The quality of life is an important factor to be addressed by every commander. This is particularly true for Soldiers, civilians and their families stationed in remote areas. Are the medical conditions sufficient, recreational opportunities appropriate and do the shopping facilities provide the necessary services?

In recent months, the loss of the internet, was a particular concern for the residents of Kwajalein Atoll as a damaged undersea cable was recovered and repaired. For three weeks, as the storm damage was repaired residents existed on a rationed access to on-line services and social media. These connections to the outside world are an important facet of life on an isolated island.

Forty-five years ago in the spring of 1972, Kwajalein residents experienced a similar situation. In the absence of a regular newspaper and television, the Kwajalein Hourglass typically sought to provide highlights from national and world news, with only a few sections that addressed the Kwajalein experience. Thus a double column devoted to a story, "Milk, Soft Drinks important on Kwaj," dated April 13, 1972, would suggest that it was a matter of concern for the residents.

Although the issue does not appear in the official history, it was apparently a frequent topic of discussion and regular updates were provided in the Hourglass. Unlike the recent incident, Mother Nature was not at fault. In this case, international politics and national economics had a direct impact on Kwajalein quality of life.

As the Hourglass reported, "during the last few weeks, milk has been the topic of discussion at many informal and formal gatherings." The discussion focused in particular on the availability of one of the most popular brands Sealtest milk, which was shipped frozen in cans.

The Sealtest brand was processed in factories in the northeastern and mid-western United States and apparently the primary market for this product in the Pacific region was Vietnam and Kwajalein. With the on-going reduction of troops in Vietnam, however, it was no longer economically feasible to ship these milk products to this market.

As the Hourglass editor noted the demand for milk had, "reduced to the point that the company stopped production."

To rectify the issue, Global Associates, the logistics support contractor for Kwajalein, conducted a search for a comparable milk product. They introduced Clover frozen milk packages which were "accepted quite well." Some consumers objected to the initial packaging, with one quart containers that yielded three quarts of milk, and a one-third carton was substituted in subsequent shipments.

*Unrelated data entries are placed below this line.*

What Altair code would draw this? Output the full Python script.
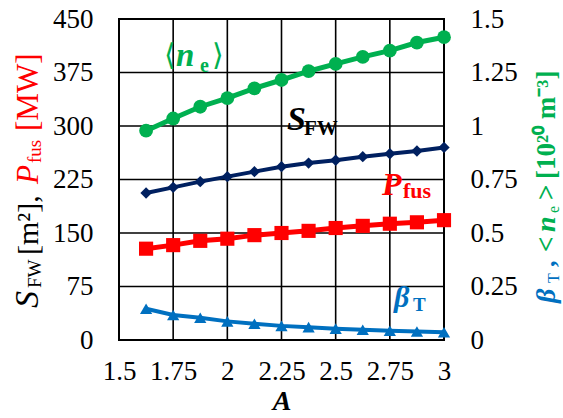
import altair as alt
import pandas as pd

# ---------------- data ----------------
A = [1.625, 1.75, 1.875, 2.0, 2.125, 2.25, 2.375, 2.5, 2.625, 2.75, 2.875, 3.0]
S_FW = [206, 214, 222, 229, 236, 243, 248, 252, 257, 261, 265, 270]
P_FUS = [128, 133, 139, 142, 147, 150, 153, 157, 160, 163, 165, 168]
N_E = [0.978, 1.035, 1.09, 1.13, 1.176, 1.215, 1.256, 1.29, 1.323, 1.352, 1.39, 1.415]
BETA_T = [0.146, 0.117, 0.104, 0.087, 0.076, 0.066, 0.06, 0.053, 0.048, 0.043, 0.04, 0.036]

X_TICKS = [1.5, 1.75, 2, 2.25, 2.5, 2.75, 3]
LEFT_TICKS = [0, 75, 150, 225, 300, 375, 450]
RIGHT_TICKS = [0, 0.25, 0.5, 0.75, 1, 1.25, 1.5]

df = pd.DataFrame({
    "A": A * 4,
    "value": S_FW + P_FUS + N_E + BETA_T,
    "series": ["S_FW"] * len(A) + ["P_fus"] * len(A) + ["n_e"] * len(A) + ["beta_T"] * len(A),
})
xgrid_df = pd.DataFrame({"A": X_TICKS})
ygrid_df = pd.DataFrame({"value": LEFT_TICKS})

W, H = 325, 321
FONT = "Liberation Serif"
GREEN = "#00B050"
NAVY = "#002060"
RED = "#FF0000"
BLUE = "#0070C0"

LABEL_EXPR = "'' + datum.value"
LABEL_STYLE = dict(labelFont=FONT, labelFontSize=27, labelColor="black")

x_scale = alt.Scale(domain=[1.5, 3], nice=False, zero=False)
x_enc = alt.X(
    "A:Q",
    scale=x_scale,
    axis=alt.Axis(values=X_TICKS, labelExpr=LABEL_EXPR, title="A", grid=False, ticks=False,
                  domain=False, labelPadding=18, titlePadding=3, labelFlush=False,
                  labelOverlap=False,
                  titleFont=FONT, titleFontSize=28, titleFontStyle="italic",
                  titleFontWeight="bold", titleColor="black", **LABEL_STYLE),
)

y_left_scale = alt.Scale(domain=[0, 450], nice=False)
y_left = alt.Y(
    "value:Q",
    scale=y_left_scale,
    axis=alt.Axis(values=LEFT_TICKS, title=None, grid=False, ticks=False, domain=False,
                  labelPadding=26, labelFlush=False, labelOverlap=False, **LABEL_STYLE),
)
y_right = alt.Y(
    "value:Q",
    scale=alt.Scale(domain=[0, 1.5], nice=False),
    axis=alt.Axis(values=RIGHT_TICKS, labelExpr=LABEL_EXPR, title=None, grid=False,
                  ticks=False, domain=False, orient="right", labelPadding=26,
                  labelFlush=False, labelOverlap=False, **LABEL_STYLE),
)


def series(name, color, shape, size, sw, y_enc):
    base = alt.Chart(df).transform_filter(alt.datum.series == name)
    line = base.mark_line(color=color, strokeWidth=sw).encode(x=x_enc, y=y_enc)
    pts = base.mark_point(shape=shape, size=size, filled=True, color=color,
                          opacity=1).encode(x=x_enc, y=y_enc)
    return [line, pts]


one = pd.DataFrame({"k": [0]})


def txt(s, x, y, size, color, style="normal", weight="normal", angle=0,
        align="left", baseline="alphabetic"):
    return alt.Chart(one).mark_text(
        text=s, font=FONT, fontSize=size, fontStyle=style, fontWeight=weight,
        color=color, angle=angle, align=align, baseline=baseline,
    ).encode(x=alt.value(x), y=alt.value(y))


# gridlines drawn from the tick arrays, spanning the whole plot area
xgrid = alt.Chart(xgrid_df).mark_rule(color="black", strokeWidth=1.6).encode(
    x=x_enc, y=alt.value(0), y2=alt.value(H))
ygrid = alt.Chart(ygrid_df).mark_rule(color="black", strokeWidth=1.6).encode(
    y=y_left, x=alt.value(0), x2=alt.value(W))

left = alt.layer(
    xgrid,
    ygrid,
    *series("S_FW", NAVY, "diamond", 130, 4, y_left),
    *series("P_fus", RED, "square", 200, 5, y_left),
)
right = alt.layer(
    *series("n_e", GREEN, "circle", 190, 5, y_right),
    *series("beta_T", BLUE, "triangle-up", 150, 4, y_right),
)

annotations = alt.layer(
    # <n_e>
    txt("⟨", 45, 46, 30, GREEN),
    txt("n", 57, 47, 33, GREEN, "italic", "bold"),
    txt("e", 81, 53, 20, GREEN, weight="bold"),
    txt("⟩", 93, 46, 30, GREEN),
    # S_FW
    txt("S", 168, 111, 34, "black", "italic", "bold"),
    txt("FW", 185, 116, 21, "black", weight="bold"),
    # P_fus
    txt("P", 263, 176, 32, RED, "italic", "bold"),
    txt("fus", 284, 179, 22, RED, weight="bold"),
    # beta_T
    txt("β", 275, 288, 30, BLUE, "italic", "bold"),
    txt("T", 294, 292, 19, BLUE, weight="bold"),
    # left axis title
    txt("S", -81, 289, 34, "black", "italic", angle=270),
    txt("FW", -78, 269, 19, "black", angle=270),
    txt("[m²],", -81, 236, 30, "black", angle=270),
    txt("P", -81, 165, 31, RED, "italic", angle=270),
    txt("fus", -78, 144, 19, RED, angle=270),
    txt("[MW]", -81, 112, 31, RED, angle=270),
    # right axis title
    txt("β", 436, 284, 28, BLUE, "italic", "bold", angle=270),
    txt("T", 440, 264, 16, BLUE, angle=270),
    txt(",", 436, 248, 26, BLUE, weight="bold", angle=270),
    txt("<", 436, 233, 27, GREEN, weight="bold", angle=270),
    txt("n", 436, 213, 28, GREEN, "italic", "bold", angle=270),
    txt("e", 440, 194, 16, GREEN, angle=270),
    txt(">", 436, 181, 27, GREEN, weight="bold", angle=270),
    txt("[10²⁰ m⁻³]", 436, 160, 27, GREEN, weight="bold", angle=270),
)

chart = alt.layer(left, right, annotations).resolve_scale(y="independent").properties(
    width=W,
    height=H,
    autosize=alt.AutoSizeParams(type="none"),
    padding={"left": 119, "top": 19, "right": 119, "bottom": 78},
).configure_view(
    stroke="black", strokeWidth=2,
)

chart.save("out.html", embed_options={"renderer": "svg", "actions": False})
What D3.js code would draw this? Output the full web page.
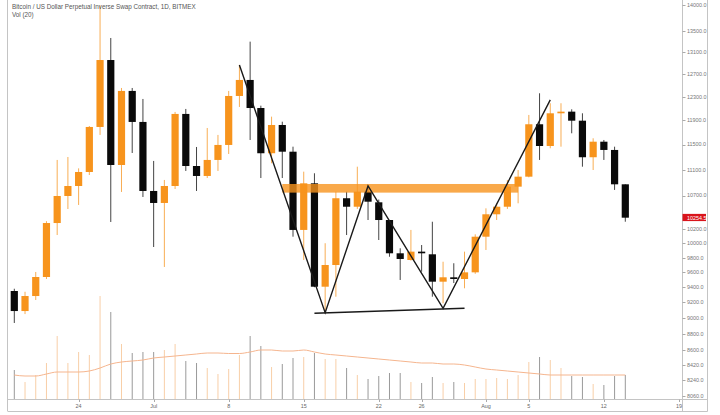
<!DOCTYPE html>
<html><head><meta charset="utf-8">
<script src="https://cdn.jsdelivr.net/npm/d3@7"></script>
<style>body{margin:0;background:#fff}svg{display:block}text{font-family:"Liberation Sans",Arial,sans-serif}</style>
</head><body><svg id="c" width="720" height="415"></svg>
<script>
const dates = ["2019-06-18","2019-06-19","2019-06-20","2019-06-21","2019-06-22","2019-06-23","2019-06-24","2019-06-25","2019-06-26","2019-06-27","2019-06-28","2019-06-29","2019-06-30",
"2019-07-01","2019-07-02","2019-07-03","2019-07-04","2019-07-05","2019-07-06","2019-07-07","2019-07-08","2019-07-09","2019-07-10","2019-07-11","2019-07-12","2019-07-13","2019-07-14","2019-07-15","2019-07-16","2019-07-17","2019-07-18","2019-07-19","2019-07-20","2019-07-21","2019-07-22","2019-07-23","2019-07-24","2019-07-25","2019-07-26","2019-07-27","2019-07-28","2019-07-29","2019-07-30","2019-07-31",
"2019-08-01","2019-08-02","2019-08-03","2019-08-04","2019-08-05","2019-08-06","2019-08-07","2019-08-08","2019-08-09","2019-08-10","2019-08-11","2019-08-12","2019-08-13","2019-08-14"];
const opens  = [9350,9089,9284,9537,10293,10694,10846,11063,11790,12960,11173,12406,11874,10770,10589,10846,12009,11157,11001,11253,11494,12318,12600,12110,11360,11823,11385,10193,10887,9407,9700,10660,10533,10760,10599,10337,9862,9769,9885,9848,9474,9533,9510,9600,10096,10421,10533,10836,10990,11835,11477,12020,12048,11895,11296,11547,11413,10872];
const highs  = [9380,9340,9605,10320,11253,11300,11120,11806,14000,13370,12458,12458,12266,11237,10939,12043,12094,11461,11773,11658,12406,12870,13301,12150,11963,11878,11466,11068,11043,10003,10760,10760,11146,10816,10640,10337,9932,10193,9978,10312,9745,9724,9885,10130,10509,10584,10939,11094,11992,12365,12192,12192,12088,12020,11603,11575,11466,10872];
const lows   = [8937,9050,9232,9510,10120,10499,10559,11016,11658,10308,10755,11364,10679,9950,9673,10800,11079,10770,10969,11079,11348,12128,11575,10969,11200,10969,10096,9769,9400,9060,9275,10120,10500,10337,10049,9814,9497,9760,9609,9275,9189,9456,9386,9580,9908,10337,10500,10584,10980,11253,11440,11466,11685,11146,11094,11253,10786,10312];
const closes = [9089,9284,9537,10293,10694,10846,11063,11790,12960,11173,12406,11874,10770,10589,10846,12009,11157,11001,11253,11494,12318,12600,12110,11360,11823,11385,10193,10887,9407,9700,10660,10533,10760,10608,10337,9862,9783,9885,9862,9474,9533,9510,9600,10096,10421,10533,10836,10990,11835,11477,12020,12048,11895,11296,11547,11413,10872,10371];
const volumes = [29,17,24,36,63,36,47,44,103,87,55,46,47,47,49,55,38,36,31,25,30,44,63,53,32,35,41,42,46,40,40,31,24,20,23,26,26,17,16,22,16,17,16,20,20,21,20,24,37,42,39,31,23,22,15,14,23,24];
const volMA = [24,23,23,25,27,27,27,28,31,35,37,38,39,41,42,43,44,45,46,46,45.5,45.5,47,49,49,48,48,49,47,45,44,43,42,41,40,39,38,37,36,36,35,35,34,32,30,29,28,27,26,25,24,24,24,24,24,24,24,24];
const priceTicks = [14000,13500,13100,12700,12300,11900,11500,11100,10700,10200,10000,9800,9600,9400,9200,9000,8800,8600,8420,8240,8060];
const timeTickDates = ["2019-06-24","2019-07-01","2019-07-08","2019-07-15","2019-07-22","2019-07-26","2019-08-01","2019-08-05","2019-08-12","2019-08-19"];
const timeTickLabels = ["24","Jul","8","15","22","26","Aug","5","12","19"];
const zigzag = [["2019-07-09",12870],["2019-07-17",9068],["2019-07-21",10846],["2019-07-28",9124],["2019-08-07",12250]];
const neckline = [["2019-07-16",9060],["2019-07-30",9124]];
const zoneDates = ["2019-07-13","2019-08-04"];
const zonePrices = [10745,10877];
const lastPriceText = "10254.5";
const titleText = "Bitcoin / US Dollar Perpetual Inverse Swap Contract, 1D, BITMEX";
const volText = "Vol (20)";

const ORANGE = "#f7941d", BLACK = "#0a0a0a";
const svg = d3.select("#c");
const parse = d3.utcParse("%Y-%m-%d");
const D = dates.map(parse);
const x = d3.scaleUtc().domain([parse("2019-06-18"), parse("2019-08-19")]).range([14.3, 678.9]);
const y = d3.scaleLog().domain([9000, 12300]).range([318, 97]);
const yv = d3.scaleLinear().domain([0, 100]).range([399, 299]);
const plotL = 8, plotR = 682.5, plotB = 399.5, axR = 707.5, botB = 411.5;

svg.append("defs").append("clipPath").attr("id","clip").append("rect")
  .attr("x", plotL).attr("y", 0).attr("width", plotR - plotL).attr("height", plotB);
const g = svg.append("g").attr("clip-path","url(#clip)");

const data = D.map((d,i)=>({d, o:opens[i], h:highs[i], l:lows[i], c:closes[i], v:volumes[i], ma:volMA[i], up: closes[i] >= opens[i]}));

// volume bars
g.selectAll(".vol").data(data).enter().append("rect")
  .attr("x", d => x(d.d) - 0.5).attr("width", 1)
  .attr("y", d => yv(d.v)).attr("height", d => yv(0) - yv(d.v))
  .attr("fill", d => d.up ? "#f8cfa8" : "#9a9a9a");

// volume MA
g.append("path").datum(data)
  .attr("d", d3.line().x(d => x(d.d)).y(d => yv(d.ma)).curve(d3.curveMonotoneX))
  .attr("fill","none").attr("stroke","#f5b58e").attr("stroke-width",1);

// candles
const bw = 7.2;
const cg = g.selectAll(".candle").data(data).enter().append("g");
cg.append("line")
  .attr("x1", d => x(d.d)).attr("x2", d => x(d.d))
  .attr("y1", d => y(d.h)).attr("y2", d => y(d.l))
  .attr("stroke", d => d.up ? "#f8ae55" : "#444").attr("stroke-width", 1);
cg.append("rect")
  .attr("x", d => x(d.d) - bw/2).attr("width", bw)
  .attr("y", d => y(Math.max(d.o, d.c)))
  .attr("height", d => Math.max(1, Math.abs(y(d.o) - y(d.c))))
  .attr("fill", d => d.up ? ORANGE : BLACK);

// resistance zone
g.append("rect")
  .attr("x", x(parse(zoneDates[0]))).attr("width", x(parse(zoneDates[1])) - x(parse(zoneDates[0])))
  .attr("y", y(zonePrices[1])).attr("height", y(zonePrices[0]) - y(zonePrices[1]))
  .attr("fill", "#f7941d").attr("opacity", 0.8);

// pattern lines
const pl = d3.line().x(p => x(parse(p[0]))).y(p => y(p[1]));
g.append("path").attr("d", pl(zigzag)).attr("fill","none").attr("stroke","#1a1a1a").attr("stroke-width",1.4);
g.append("path").attr("d", pl(neckline)).attr("fill","none").attr("stroke","#1a1a1a").attr("stroke-width",1.4);

// frame
const fr = svg.append("g").attr("stroke","#c4c4c4").attr("stroke-width",1).attr("fill","none");
fr.append("line").attr("x1",plotL-0.5).attr("x2",plotL-0.5).attr("y1",0).attr("y2",botB);
fr.append("line").attr("x1",plotR).attr("x2",plotR).attr("y1",0).attr("y2",botB);
fr.append("line").attr("x1",axR).attr("x2",axR).attr("y1",0).attr("y2",botB);
fr.append("line").attr("x1",plotL).attr("x2",axR).attr("y1",plotB).attr("y2",plotB);
fr.append("line").attr("x1",plotL).attr("x2",axR).attr("y1",botB).attr("y2",botB);

// price axis
const pa = svg.append("g");
priceTicks.forEach(t => {
  pa.append("line").attr("x1",plotR).attr("x2",plotR+3).attr("y1",Math.round(y(t))+0.5).attr("y2",Math.round(y(t))+0.5).attr("stroke","#aaa");
  pa.append("text").attr("x",plotR+4.5).attr("y",y(t)).attr("dy","0.35em")
    .attr("font-size",5.4).attr("fill","#777").text(d3.format(".1f")(t));
});
const lastY = y(closes[closes.length-1]);
pa.append("rect").attr("x",plotR).attr("y",lastY-3.8).attr("width",axR-plotR-1.5).attr("height",7.2).attr("fill","#d9141b");
pa.append("text").attr("x",plotR+4.5).attr("y",lastY).attr("dy","0.35em").attr("font-size",5.4).attr("fill","#fff").text(lastPriceText);

// time axis
const ta = svg.append("g");
timeTickDates.forEach((t,i) => {
  const xx = x(parse(t));
  ta.append("line").attr("x1",Math.round(xx)+0.5).attr("x2",Math.round(xx)+0.5).attr("y1",plotB).attr("y2",plotB+2.5).attr("stroke","#aaa");
  ta.append("text").attr("x",xx).attr("y",plotB+7).attr("dy","0.35em").attr("text-anchor","middle")
    .attr("font-size",5.4).attr("fill","#666").text(timeTickLabels[i]);
});

// title
svg.append("text").attr("x",12).attr("y",6.5).attr("dy","0.35em").attr("font-size",6.3).attr("fill","#555").text(titleText);
svg.append("text").attr("x",12).attr("y",14.9).attr("dy","0.35em").attr("font-size",6.3).attr("fill","#555").text(volText);
</script></body></html>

The order must have been quite significant as the Clover brand sent a representative to the island in May 1972 to meet with Surfway customers to introduce and explain the best use of this product. Despite the concerns over the frozen milk, it should be noted that the community was not left without milk products. Throughout this period the Surfway continued to carry other milk products to include fresh milk as well as condensed and powdered milk.

In January 1971, Global Associates had revised the delivery system for fresh produce replacing shipments by jet aircraft from Honolulu with refrigerated vans transported via containerized ship. Like many of the other food stuffs and equipment then, they were shipped from Oakland, California, directly to Kwajalein. This reduced the costs and sought to ensure a regular means of shipment. Seatrain ships arrived at the island every 18-20 days.

In 1972 however, strikes by the Teamsters Union affected these shipments. Of particular concern in the April 13 Hourglass was the Teamsters' strike in California against Coca-Cola and other soft drink producers.

Typically the Kwajalein shops -- the Ten-Ten and Surfway -- were well stocked with cases of the soft drinks stacked high. The impact on Kwajalein was dramatic. As the Hourglass reported: "The shelves are bare. The supply on the island has been exhausted."

As in the previous case, the logistics contractor successfully addressed the issue. Global Associates purchased a shipment of Coca-Cola, "the most popular soft drink on Kwajalein" from a supplier in Arizona, bypassing the jurisdiction of the California strike. The shipment reached Oakland in time to load the next Seatrain ship. Unfortunately, the Seatrain Louisiana was not due to reach Kwajalein until 30 April.

On a positive note, the editor added that the Oakland strike was expected to be settled in the near future and no further shortages were anticipated on Kwajalein. Authorities also promised that regular schedules would be resumed and "the supplies of all items would improve in the near future."

In May however, the newspaper reported that the Teamsters' strike against bottling works in the San Francisco/Oakland area had not been resolved. Although another shipment of Coca-Cola, with 7,700 cases, had been purchased from outside California and was expected to reach Kwajalein in June, Canada Dry and Schweppes products were now in short supply.

In June, that company was forced to announce that "it would no longer be able to support military and export customers for the foreseeable future." The strikes would eventually end that summer but the event helps illustrate the relationship between Kwajalein residents and the logistics support services provided by Global Associates in Oakland and the Seatrain shipping company.